Entrare nel mondo del lavoro è sempre stato un momento carico di emozioni, aspettative e timori. Ma le paure e le sensazioni che accompagnano il primo impiego di un cinquantenne odierno, vissuto trent’anni fa, si differenziano profondamente da quelle che prova un ventenne oggi.
Negli anni ’80 e ’90, un giovane al suo primo impiego affrontava il cambiamento con un misto di entusiasmo e apprensione.
La principale preoccupazione era legata al peso delle responsabilità. I giovani temevano di non essere all’altezza delle aspettative dei datori di lavoro o di non riuscire a mantenere gli standard richiesti. Inoltre, il passaggio dalla scuola al lavoro segnava un netto cambio di vita, spesso con la percezione di un impegno a lungo termine.
C’era però un grande senso di sicurezza. Il lavoro veniva vissuto come una conquista stabile, una base da cui partire per costruire la propria vita adulta. Si percepiva un certo orgoglio nell’essere autonomi, e spesso il primo stipendio era un simbolo di indipendenza economica e maturità.
Per i ventenni di oggi, il primo lavoro si carica di emozioni molto diverse, influenzate da un contesto economico e culturale in rapido cambiamento.
La paura più diffusa oggi è quella dell’instabilità. La precarietà lavorativa, con contratti a termine o part-time, crea un senso di incertezza sul futuro. Molti giovani temono di restare “bloccati” in impieghi temporanei senza prospettive concrete di crescita. Inoltre, c’è la paura di non riuscire a trovare un lavoro in linea con i propri studi o ambizioni, un aspetto che alimenta ansia e senso di inadeguatezza. Vi è anche una paura che accomuna le due generazioni ovvero l’inadeguatezza rispetto alle aspettative riposte nella persona dal datore di lavoro che possono essere superiori alle capacità che ognuno di noi si riconosce.
Accanto alla paura, c’è anche una grande curiosità verso le opportunità che il mondo globale e tecnologico può offrire. La varietà di proposte offerte dal villaggio globale porta i giovani, con la loro incoscienza, tipica dell’età, a saper di poter avere variegata pletora di possibilità; anche lontane dal luogo di provenienza. Ma a differenza di un ragazzo di ieri, che viveva un forte disagio quando ad esempio doveva andare in una città vicina per assolvere al servizio militare, oggi non si vive più un disagio ma una emozione positiva anche se l’opportunità trovata implica andare a lavorare in un altro Stato.
I giovani sentono il bisogno di trovare un lavoro che dia significato, non solo un reddito.
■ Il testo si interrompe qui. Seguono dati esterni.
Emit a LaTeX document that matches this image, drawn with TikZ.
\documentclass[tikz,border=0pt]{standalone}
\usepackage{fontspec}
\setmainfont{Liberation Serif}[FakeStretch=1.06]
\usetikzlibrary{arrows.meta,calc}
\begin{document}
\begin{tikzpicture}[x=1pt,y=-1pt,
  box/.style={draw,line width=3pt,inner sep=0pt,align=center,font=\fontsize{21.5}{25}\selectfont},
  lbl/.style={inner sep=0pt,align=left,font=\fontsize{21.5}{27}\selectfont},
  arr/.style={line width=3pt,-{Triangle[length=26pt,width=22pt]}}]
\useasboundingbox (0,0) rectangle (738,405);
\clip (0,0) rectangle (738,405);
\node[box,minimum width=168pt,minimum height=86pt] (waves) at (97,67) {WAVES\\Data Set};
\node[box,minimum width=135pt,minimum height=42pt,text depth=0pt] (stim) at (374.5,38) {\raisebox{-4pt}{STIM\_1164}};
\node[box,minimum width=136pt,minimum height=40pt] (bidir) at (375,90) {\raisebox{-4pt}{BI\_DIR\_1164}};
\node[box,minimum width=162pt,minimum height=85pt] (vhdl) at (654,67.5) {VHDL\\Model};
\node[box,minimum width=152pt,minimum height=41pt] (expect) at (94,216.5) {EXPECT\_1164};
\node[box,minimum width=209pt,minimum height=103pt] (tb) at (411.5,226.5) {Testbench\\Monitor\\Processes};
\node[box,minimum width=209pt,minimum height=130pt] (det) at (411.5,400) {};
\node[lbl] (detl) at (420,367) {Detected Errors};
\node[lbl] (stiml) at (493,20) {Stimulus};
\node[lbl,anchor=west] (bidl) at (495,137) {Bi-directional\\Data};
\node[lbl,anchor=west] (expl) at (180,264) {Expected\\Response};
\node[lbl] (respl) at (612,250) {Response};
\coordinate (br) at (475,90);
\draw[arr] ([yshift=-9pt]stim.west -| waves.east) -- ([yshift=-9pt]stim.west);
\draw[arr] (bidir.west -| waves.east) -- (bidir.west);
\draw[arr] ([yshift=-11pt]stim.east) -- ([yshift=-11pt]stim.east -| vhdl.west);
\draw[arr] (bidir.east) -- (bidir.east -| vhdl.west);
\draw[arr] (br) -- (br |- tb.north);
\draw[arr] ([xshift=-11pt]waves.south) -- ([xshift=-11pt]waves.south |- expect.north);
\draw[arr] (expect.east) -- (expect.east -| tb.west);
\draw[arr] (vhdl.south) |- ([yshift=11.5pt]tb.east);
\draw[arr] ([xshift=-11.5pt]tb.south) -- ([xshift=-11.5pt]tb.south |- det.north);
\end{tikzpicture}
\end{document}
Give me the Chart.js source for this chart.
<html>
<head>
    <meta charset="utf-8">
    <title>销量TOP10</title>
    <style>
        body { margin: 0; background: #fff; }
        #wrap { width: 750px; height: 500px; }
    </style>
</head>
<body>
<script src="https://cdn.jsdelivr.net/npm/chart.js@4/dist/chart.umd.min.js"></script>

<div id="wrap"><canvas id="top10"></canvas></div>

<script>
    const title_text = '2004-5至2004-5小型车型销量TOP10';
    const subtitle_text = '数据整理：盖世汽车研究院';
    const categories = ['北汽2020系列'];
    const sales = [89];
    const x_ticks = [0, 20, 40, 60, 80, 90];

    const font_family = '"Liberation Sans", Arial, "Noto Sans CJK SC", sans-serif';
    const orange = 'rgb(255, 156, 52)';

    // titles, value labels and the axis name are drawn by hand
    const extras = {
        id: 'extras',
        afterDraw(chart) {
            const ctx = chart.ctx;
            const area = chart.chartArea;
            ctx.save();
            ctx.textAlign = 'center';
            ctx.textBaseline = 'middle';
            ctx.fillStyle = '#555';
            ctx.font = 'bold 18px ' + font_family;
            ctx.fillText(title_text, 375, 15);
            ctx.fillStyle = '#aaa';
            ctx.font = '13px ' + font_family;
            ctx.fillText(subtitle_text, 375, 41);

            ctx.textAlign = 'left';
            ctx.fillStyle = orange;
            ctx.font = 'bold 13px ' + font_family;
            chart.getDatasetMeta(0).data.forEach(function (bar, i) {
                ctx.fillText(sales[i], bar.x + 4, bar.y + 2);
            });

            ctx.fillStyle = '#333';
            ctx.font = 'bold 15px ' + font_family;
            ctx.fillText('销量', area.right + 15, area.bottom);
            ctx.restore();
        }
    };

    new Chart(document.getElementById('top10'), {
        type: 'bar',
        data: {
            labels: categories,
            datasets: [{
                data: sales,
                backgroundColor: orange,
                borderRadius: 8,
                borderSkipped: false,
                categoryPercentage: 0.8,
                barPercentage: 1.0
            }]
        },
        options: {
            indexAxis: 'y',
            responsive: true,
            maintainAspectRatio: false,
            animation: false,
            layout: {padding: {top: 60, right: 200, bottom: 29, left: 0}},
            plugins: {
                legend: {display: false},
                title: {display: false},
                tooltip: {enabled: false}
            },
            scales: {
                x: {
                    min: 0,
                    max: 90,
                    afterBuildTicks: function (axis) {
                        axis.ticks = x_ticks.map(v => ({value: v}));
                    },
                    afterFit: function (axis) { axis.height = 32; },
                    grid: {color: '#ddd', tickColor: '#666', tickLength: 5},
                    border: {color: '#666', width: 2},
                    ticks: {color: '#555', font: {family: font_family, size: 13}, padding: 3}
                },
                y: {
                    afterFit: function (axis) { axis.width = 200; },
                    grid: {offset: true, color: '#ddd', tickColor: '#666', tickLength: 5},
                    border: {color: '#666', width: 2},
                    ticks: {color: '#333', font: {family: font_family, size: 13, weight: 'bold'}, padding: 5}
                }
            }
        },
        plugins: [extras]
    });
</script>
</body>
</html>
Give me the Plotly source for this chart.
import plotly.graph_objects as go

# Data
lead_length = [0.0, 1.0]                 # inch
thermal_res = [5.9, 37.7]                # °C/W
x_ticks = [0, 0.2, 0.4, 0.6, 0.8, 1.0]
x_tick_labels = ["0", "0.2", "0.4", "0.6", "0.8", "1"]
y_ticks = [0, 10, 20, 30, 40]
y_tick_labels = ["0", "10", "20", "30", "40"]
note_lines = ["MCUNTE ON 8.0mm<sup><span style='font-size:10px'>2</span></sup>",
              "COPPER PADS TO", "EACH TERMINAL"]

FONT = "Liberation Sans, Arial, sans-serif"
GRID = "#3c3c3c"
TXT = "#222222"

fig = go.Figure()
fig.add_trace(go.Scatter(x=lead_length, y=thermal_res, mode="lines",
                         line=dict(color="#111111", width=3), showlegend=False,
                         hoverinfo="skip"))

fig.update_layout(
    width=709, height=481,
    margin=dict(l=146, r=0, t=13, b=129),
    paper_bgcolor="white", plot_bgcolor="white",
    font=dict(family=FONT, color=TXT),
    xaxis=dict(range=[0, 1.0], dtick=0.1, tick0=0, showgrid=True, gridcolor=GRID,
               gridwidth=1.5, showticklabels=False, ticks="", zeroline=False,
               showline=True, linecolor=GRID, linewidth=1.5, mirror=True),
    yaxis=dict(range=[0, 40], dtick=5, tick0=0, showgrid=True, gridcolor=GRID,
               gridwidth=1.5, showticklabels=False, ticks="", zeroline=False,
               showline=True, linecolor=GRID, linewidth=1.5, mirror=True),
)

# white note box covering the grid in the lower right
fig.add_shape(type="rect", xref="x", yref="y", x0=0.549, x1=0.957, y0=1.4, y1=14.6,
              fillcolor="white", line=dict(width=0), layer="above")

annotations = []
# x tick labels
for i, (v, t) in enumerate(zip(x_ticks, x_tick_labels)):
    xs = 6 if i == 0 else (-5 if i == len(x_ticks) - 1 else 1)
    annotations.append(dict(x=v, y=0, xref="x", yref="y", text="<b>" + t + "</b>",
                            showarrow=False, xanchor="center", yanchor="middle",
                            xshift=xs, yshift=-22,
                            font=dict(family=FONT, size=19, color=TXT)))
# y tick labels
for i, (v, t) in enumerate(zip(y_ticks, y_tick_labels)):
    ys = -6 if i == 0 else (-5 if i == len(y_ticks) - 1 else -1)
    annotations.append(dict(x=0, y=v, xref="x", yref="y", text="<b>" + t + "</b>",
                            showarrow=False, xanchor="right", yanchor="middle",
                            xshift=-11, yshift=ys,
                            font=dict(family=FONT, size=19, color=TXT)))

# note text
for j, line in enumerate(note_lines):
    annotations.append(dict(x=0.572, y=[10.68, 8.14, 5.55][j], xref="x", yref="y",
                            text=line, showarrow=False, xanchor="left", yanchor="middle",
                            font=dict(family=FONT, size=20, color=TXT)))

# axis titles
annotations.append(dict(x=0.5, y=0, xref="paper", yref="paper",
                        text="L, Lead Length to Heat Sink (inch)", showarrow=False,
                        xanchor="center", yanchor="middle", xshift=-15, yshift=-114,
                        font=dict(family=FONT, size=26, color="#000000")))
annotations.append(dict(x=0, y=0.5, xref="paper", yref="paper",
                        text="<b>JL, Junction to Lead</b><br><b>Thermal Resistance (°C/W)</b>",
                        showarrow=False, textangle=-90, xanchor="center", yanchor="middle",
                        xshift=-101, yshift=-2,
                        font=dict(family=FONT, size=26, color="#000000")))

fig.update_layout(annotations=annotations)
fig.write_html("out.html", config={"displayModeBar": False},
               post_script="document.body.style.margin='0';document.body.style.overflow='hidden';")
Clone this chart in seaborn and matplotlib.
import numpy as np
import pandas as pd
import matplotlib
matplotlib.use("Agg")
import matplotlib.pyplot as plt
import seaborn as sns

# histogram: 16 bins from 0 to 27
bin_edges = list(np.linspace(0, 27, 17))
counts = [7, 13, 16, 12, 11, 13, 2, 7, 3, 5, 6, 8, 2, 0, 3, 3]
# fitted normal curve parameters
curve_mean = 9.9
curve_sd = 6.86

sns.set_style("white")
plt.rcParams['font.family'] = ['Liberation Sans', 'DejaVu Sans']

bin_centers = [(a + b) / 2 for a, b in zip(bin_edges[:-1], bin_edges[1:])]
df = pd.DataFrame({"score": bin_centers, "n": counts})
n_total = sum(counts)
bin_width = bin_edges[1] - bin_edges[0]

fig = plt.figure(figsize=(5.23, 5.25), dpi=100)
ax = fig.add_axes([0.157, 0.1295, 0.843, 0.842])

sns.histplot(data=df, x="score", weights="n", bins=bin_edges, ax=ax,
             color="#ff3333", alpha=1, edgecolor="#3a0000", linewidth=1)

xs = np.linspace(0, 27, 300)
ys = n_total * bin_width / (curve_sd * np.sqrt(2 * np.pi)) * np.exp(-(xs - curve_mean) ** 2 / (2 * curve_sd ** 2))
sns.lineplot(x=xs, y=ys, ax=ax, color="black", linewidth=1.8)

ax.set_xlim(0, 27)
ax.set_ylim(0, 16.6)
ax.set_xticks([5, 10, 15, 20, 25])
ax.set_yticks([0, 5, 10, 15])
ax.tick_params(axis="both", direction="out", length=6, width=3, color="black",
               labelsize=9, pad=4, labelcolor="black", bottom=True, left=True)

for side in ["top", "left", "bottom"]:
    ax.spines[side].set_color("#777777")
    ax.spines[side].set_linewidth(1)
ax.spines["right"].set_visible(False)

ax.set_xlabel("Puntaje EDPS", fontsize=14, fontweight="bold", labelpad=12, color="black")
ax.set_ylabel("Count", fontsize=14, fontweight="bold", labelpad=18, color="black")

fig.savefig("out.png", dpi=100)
Tuttavia, questo desiderio spesso si scontra con la realtà di dover accettare lavori non sempre soddisfacenti pur di iniziare un percorso e/o soddisfare delle necessità.
La società di ieri attribuiva un valore quasi assoluto alla stabilità lavorativa e al sacrificio personale. Per questo, il primo lavoro era accompagnato dal timore di “fallire”, ma anche dalla rassicurazione di percorsi ben tracciati.
La società di oggi mette invece una forte enfasi sulla realizzazione personale e sulla flessibilità. Questo crea un mix di pressioni, spingendo i giovani a essere creativi e resilienti, ma lasciandoli anche spesso senza una rete di sicurezza.
Il primo lavoro, in ogni epoca, porta con sé paure ed emozioni universali: il timore di non essere all’altezza, ma anche l’eccitazione per ciò che verrà. Ciò che è cambiato è il contesto: gli odierni cinquantenni affrontavano la stabilità come un obiettivo, mentre i ventenni di oggi si confrontano con l’incertezza e la ricerca di senso. Riconoscere queste differenze può aiutarci a costruire un futuro del lavoro più equilibrato e inclusivo, capace di rispondere alle esigenze emotive delle nuove generazioni.